[CentOS] sound problems... alsa & systemd?

Wed Mar 29 13:43:03 UTC 2017
ken <gebser at mousecar.com>

On 03/28/2017 08:53 PM, ken wrote:
> The www has failed me with this, so I'm trying you guys.  Sound worked 
> great out of the box when I installed 7.2... Yay!  I could watch all 
> kinds of videos, like on facebook and youtube.  And I could listen to 
> most podcasts too.  But then something happened.
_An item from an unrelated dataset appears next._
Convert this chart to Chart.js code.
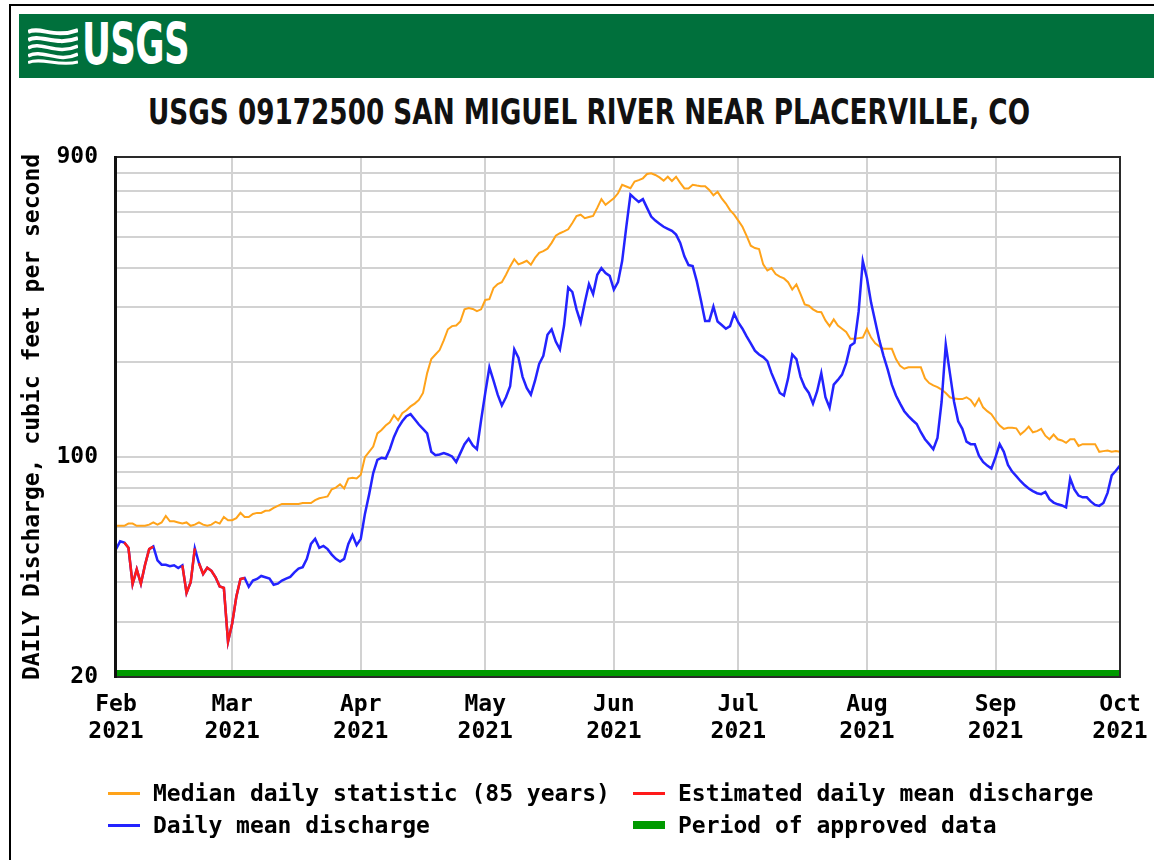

It was either a 
> kernel upgrade or that I installed vlc (for watching videos on DVD) 
> and the whole stack of codecs for it... I don't know exactly when, but 
> at some point I no longer had sound with youtube  and other web 
> videos.  The videos played fine, just no sound.  Note that using vlc, 
> both video and the audio with it play just fine.  I need to select the 
> audio driver (from a list in a vlc menu), however, else the sound 
> won't work in vlc either.
> If I go into the Applications menu, then System Tools -> Settings -> 
> Sound, under "Choose a device for sound output:" there are no devices 
> listed.  There used to be.
> If I run "aplayer file.wav", nothing plays (no sound at all) and I get 
> the error "main:786: audio open error: No such file or directory".  
> If, on the other hand, I run "aplay file.wav -D plughw:0" (i.e., 
> specify the/a device), I do get sound, the file does play.
> I ran alsa-info.sh and it posted tons of info from it on my setup at 
> http://www.alsa-project.org/db/?f=1dba91886be054df4816000768a0f5b109947a48. 
> Yet it still doesn't tell me what's missing.
> Anyone here have an idea...? or thoughts about where to look next?
> tia,
> ken 

Still poking around my system for a solution, I found this comment at 
the top of /usr/lib/systemd/system/alsa-state.service and two other 
files in the same directory:

> # Note that two different ALSA card state management schemes exist and 
> they
> # can be switched using a file exist check - /etc/alsa/state-daemon.conf .

The /etc/alsa/state-daemon.conf file consists of one line:

> # Remove this file to disable the alsactl daemon mode

I understand that a daemon continually runs, waiting for an event and 
then acts in some way in response, but it has to mean something more in 
this context.  Anyone familiar with the internals of this?